For production systems, add a business validation step, not just a technical one. If the VM supports a customer-facing workload, verify login, transactions, background jobs, and monitoring. A patched VM that is not serving the application correctly is still an incident.

What to do if you cannot patch immediately

Sometimes the kernel update is available, but the change window is not. In that case, use compensating controls while you work toward a full fix.

Good temporary measures include:

• Restricting SSH access to management networks only
• Removing unnecessary local user access
• Disabling or limiting unused kernel modules where appropriate
• Applying stricter AppArmor or SELinux profiles if supported by the workload
• Increasing monitoring for unusual privilege changes, process spawning, or file integrity anomalies

You should also review whether the host needs the vulnerable networking or RPC functionality at all. The source material highlights that one attack path is tied to IPsec ESP receive processing and another to RxRPC-related code paths. If those features are not required for the workload, your configuration review may reduce risk while you wait for the maintenance window. But again, mitigation is not a substitute for patching.

Document rollback plans before you touch production

Every emergency patch workflow on Azure should include a rollback plan, even if you hope never to use it. That plan should be written before the reboot and shared with the people who can execute it.

Your rollback checklist should include:

• A snapshot or backup state that meets your restore objectives
• The previous kernel package version, if a downgrade is supported by policy
• Application configuration exports
• VM access paths if the host fails to boot cleanly
• Decision criteria for restoring from snapshot versus troubleshooting in place

In Azure, snapshots and recovery services can be part of the plan, but the operational goal is to avoid needing them. A documented rollback path reduces hesitation, and hesitation is one of the biggest reasons security fixes get delayed.

Build a repeatable response template for future Linux CVEs

Dirty Frag is not the last Linux kernel issue you will see on Azure. A resilient admin team treats every urgent disclosure as a test of the same playbook. The best teams create a repeatable template that includes discovery, impact analysis, patch deployment, validation, and documentation.
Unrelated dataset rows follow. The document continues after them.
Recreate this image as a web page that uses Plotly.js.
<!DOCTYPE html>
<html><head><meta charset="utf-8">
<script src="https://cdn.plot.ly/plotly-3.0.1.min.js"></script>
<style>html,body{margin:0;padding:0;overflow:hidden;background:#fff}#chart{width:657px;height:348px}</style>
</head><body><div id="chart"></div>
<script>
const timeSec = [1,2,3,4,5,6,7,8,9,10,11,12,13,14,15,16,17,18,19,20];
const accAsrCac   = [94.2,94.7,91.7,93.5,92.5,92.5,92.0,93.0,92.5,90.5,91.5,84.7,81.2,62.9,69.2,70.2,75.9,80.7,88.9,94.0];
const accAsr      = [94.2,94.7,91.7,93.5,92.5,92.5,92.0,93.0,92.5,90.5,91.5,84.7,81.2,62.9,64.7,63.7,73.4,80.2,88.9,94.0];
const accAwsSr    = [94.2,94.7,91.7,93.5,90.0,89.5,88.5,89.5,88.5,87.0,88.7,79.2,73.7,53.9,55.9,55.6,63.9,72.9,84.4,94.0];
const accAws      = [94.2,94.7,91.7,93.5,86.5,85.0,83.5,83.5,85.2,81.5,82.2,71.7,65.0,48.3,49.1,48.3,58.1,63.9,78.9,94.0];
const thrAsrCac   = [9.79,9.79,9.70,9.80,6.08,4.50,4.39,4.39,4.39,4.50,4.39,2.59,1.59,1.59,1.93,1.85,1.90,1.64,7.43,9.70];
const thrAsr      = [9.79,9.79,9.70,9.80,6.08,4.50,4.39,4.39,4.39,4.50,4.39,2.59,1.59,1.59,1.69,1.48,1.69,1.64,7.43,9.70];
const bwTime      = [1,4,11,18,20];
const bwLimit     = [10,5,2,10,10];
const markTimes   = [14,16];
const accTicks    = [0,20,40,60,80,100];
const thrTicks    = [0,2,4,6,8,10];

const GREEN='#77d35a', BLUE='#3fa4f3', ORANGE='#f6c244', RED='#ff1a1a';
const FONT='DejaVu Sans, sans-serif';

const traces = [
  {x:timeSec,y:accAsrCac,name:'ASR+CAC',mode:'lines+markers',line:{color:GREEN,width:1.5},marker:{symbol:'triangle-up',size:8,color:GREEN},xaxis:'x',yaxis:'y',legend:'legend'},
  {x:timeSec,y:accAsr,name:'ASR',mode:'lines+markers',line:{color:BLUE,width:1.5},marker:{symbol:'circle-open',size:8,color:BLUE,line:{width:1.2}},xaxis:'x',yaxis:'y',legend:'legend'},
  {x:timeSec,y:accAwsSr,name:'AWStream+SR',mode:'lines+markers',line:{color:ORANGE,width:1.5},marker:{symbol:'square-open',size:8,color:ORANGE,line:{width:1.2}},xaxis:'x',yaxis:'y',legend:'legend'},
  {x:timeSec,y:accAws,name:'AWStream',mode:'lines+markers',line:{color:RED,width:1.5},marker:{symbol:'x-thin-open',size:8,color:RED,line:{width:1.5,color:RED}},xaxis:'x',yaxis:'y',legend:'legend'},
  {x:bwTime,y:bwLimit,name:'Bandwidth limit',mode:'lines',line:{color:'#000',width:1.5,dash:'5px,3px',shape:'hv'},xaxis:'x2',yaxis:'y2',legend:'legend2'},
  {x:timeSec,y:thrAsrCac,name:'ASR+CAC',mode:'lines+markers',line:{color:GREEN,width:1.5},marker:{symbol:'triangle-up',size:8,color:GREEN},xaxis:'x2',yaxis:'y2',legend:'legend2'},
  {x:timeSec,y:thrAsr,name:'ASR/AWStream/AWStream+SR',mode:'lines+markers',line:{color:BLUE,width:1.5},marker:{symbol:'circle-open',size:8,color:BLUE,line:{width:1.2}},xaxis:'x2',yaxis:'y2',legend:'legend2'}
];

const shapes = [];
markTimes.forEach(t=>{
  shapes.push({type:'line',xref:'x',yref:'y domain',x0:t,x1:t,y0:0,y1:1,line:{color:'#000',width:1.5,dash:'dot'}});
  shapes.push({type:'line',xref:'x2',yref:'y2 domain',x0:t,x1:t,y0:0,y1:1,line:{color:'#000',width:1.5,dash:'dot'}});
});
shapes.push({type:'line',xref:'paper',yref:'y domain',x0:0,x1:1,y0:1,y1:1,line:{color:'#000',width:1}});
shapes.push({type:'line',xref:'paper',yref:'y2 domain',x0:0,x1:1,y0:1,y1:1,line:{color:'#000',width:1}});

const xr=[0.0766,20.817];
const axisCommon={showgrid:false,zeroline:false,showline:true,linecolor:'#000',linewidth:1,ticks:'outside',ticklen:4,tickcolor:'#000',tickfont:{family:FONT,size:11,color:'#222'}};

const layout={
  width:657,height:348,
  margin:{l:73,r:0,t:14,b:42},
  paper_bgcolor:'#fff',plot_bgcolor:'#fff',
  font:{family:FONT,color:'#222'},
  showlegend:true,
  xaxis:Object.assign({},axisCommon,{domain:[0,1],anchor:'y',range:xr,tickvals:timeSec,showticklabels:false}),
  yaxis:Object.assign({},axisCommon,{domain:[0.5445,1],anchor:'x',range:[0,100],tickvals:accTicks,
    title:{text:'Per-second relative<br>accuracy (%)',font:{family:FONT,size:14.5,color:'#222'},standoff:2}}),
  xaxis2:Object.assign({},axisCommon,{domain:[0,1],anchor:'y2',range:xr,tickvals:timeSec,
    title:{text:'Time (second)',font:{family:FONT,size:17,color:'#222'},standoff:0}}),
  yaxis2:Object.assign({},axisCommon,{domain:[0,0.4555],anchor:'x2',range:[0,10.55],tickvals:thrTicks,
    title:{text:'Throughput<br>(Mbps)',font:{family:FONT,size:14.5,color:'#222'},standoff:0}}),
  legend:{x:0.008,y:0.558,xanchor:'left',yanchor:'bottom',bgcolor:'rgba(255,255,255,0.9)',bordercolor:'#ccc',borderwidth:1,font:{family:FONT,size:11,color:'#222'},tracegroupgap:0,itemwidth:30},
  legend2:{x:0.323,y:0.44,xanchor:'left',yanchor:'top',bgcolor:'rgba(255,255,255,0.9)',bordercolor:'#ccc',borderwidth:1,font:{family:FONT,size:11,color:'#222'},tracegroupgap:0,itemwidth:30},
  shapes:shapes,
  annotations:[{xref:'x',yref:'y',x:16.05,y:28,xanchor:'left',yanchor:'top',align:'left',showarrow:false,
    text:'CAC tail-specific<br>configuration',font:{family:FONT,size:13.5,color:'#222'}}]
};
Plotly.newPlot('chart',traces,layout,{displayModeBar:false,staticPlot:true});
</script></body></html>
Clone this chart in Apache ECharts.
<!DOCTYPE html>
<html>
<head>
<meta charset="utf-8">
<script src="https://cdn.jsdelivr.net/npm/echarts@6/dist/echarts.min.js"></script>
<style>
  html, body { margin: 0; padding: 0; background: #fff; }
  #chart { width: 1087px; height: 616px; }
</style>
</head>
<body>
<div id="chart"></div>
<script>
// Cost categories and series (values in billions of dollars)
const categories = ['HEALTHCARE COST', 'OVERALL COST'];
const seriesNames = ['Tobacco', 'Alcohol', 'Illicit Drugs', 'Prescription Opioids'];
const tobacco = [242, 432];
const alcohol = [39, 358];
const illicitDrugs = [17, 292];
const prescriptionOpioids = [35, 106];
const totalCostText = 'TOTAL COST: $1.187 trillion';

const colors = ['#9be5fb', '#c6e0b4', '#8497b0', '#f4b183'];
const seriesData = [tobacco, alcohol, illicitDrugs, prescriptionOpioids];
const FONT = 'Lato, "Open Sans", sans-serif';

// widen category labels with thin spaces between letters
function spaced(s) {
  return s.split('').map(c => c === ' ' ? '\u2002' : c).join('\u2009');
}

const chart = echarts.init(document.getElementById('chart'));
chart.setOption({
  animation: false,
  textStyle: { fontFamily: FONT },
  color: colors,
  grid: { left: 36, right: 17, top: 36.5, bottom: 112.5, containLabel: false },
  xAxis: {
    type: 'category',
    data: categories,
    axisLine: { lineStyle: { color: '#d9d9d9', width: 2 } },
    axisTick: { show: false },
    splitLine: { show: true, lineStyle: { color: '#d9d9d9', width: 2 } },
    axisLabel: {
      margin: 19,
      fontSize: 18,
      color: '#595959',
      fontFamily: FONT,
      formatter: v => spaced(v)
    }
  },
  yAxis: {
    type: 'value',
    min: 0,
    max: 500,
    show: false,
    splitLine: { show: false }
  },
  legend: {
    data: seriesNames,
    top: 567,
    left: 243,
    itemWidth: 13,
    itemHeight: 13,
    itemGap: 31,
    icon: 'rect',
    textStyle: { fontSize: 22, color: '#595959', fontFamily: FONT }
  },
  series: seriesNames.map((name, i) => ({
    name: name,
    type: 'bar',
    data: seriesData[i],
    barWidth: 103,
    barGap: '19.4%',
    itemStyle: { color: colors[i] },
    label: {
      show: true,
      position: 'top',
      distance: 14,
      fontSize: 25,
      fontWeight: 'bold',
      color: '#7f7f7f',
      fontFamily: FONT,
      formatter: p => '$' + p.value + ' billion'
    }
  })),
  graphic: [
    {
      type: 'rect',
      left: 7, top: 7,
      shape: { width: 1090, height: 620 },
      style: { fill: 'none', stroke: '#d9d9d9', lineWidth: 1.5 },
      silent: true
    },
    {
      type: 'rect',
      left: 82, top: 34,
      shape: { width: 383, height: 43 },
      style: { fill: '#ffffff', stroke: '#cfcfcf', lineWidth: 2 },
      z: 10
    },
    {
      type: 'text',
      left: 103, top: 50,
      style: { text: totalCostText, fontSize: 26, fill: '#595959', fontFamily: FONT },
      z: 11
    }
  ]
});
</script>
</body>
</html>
Use this structure for future events:

1. Confirm the affected distributions and kernel ranges
2. Inventory all Azure Linux VMs and classify them by business criticality
3. Use Azure Update Manager to identify missing updates
4. Use Defender for Cloud to prioritize exposed or misconfigured systems
5. Patch in rings, starting with a non-production canary
6. Reboot, validate, and record the outcome
7. Publish an internal summary with risk, remediation, and residual exposure

This same discipline also improves other Azure operations, from cost management to compliance reporting. If you are already refining your cloud operations with Azure analytics architecture or evaluating broader cloud, hybrid, or on-prem decision frameworks, a clean security response model strengthens your entire platform posture.

Final checklist for Azure admins

• Identify every Linux VM and confirm its kernel version
• Check vendor advisories for the specific distribution build
• Use Azure Update Manager to map patch status
• Review Defender for Cloud recommendations and security posture
• Prioritize internet-facing and privileged workloads first
• Patch, reboot, and verify the running kernel
• Apply temporary mitigations only when patching must be delayed
• Document rollback and recovery steps before production rollout

The core lesson is straightforward: kernel CVEs on Azure VMs need cloud-native visibility and disciplined execution. If you can identify the affected hosts quickly, validate exposure with Azure Update Manager and Defender for Cloud, and move through your maintenance rings without guesswork, you will reduce both security risk and operational disruption.